BELVIDERE – In January 2011, representatives from Mainstream Renewable Power met with county representatives at Belvidere City Hall to discuss wind turbine development in Manchester and LeRoy townships.
County officials told them they must apply for a special-use permit and comply with zoning regulations before the project could proceed. Mainstream representatives estimated it would take about a year to complete project studies and submit plans to the board for approval.
Four years later, debate over wind turbine development is raging in Boone County, Mainstream is no closer to developing turbines and there’s no clear end in sight.
For months, Zoning Board of Appeals members have mulled over proposed zoning ordinance changes that would essentially ban wind energy development in Boone County.
On Tuesday night, Jim Griffin, a Chicago lawyer who represents Mainstream, testified before the board that the proposed changes are unconstitutional.
“If the amendment is approved, in order to protect its investment and the property rights of land owners who wish to host wind energy turbines, Mainstream will need to consider all options, including litigation,” Griffin said.
The changes would increase setback requirements – the determination of how far from property lines the turbines must be to comply with county code – to a half-mile. According to a map made by Mainstream developer Chris Dorman, it would be impossible for any landowner in the county to comply with that setback.

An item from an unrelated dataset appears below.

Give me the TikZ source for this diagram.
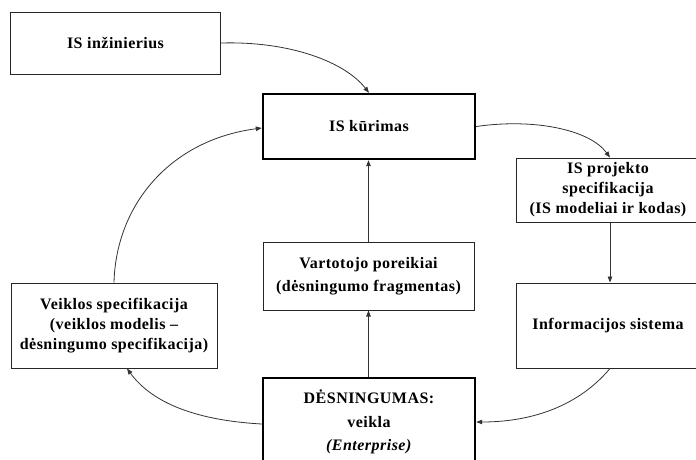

Griffin argued that the issue comes down to agricultural property rights and that the county can’t limit the rights of property owners to lease land to energy companies.
Although the proposed changes do include a section that would allow neighboring property owners to waive the setback, Griffin called the clause “legally meaningless.”
“Adjacent property owners can’t decide what neighbors do with their property,” Griffin said. “If a half-mile structure is truly a health hazard, how can Boone County allow it to be waived?”
Supporters of the changes argue that the half-mile setback is necessary to protect people living near turbines from negative health side effects. This spring, Michigan and Illinois property owners who live near turbines delivered hours of testimony to the board claiming health problems and property value decline from turbine development.
Public testimony will continue during a Sept. 22 meeting. Then planning staff will present to the board and another round of public comment from the citizens who proposed the changes will be scheduled.
It could be months before the ZBA votes on whether to recommend the changes to the County Board.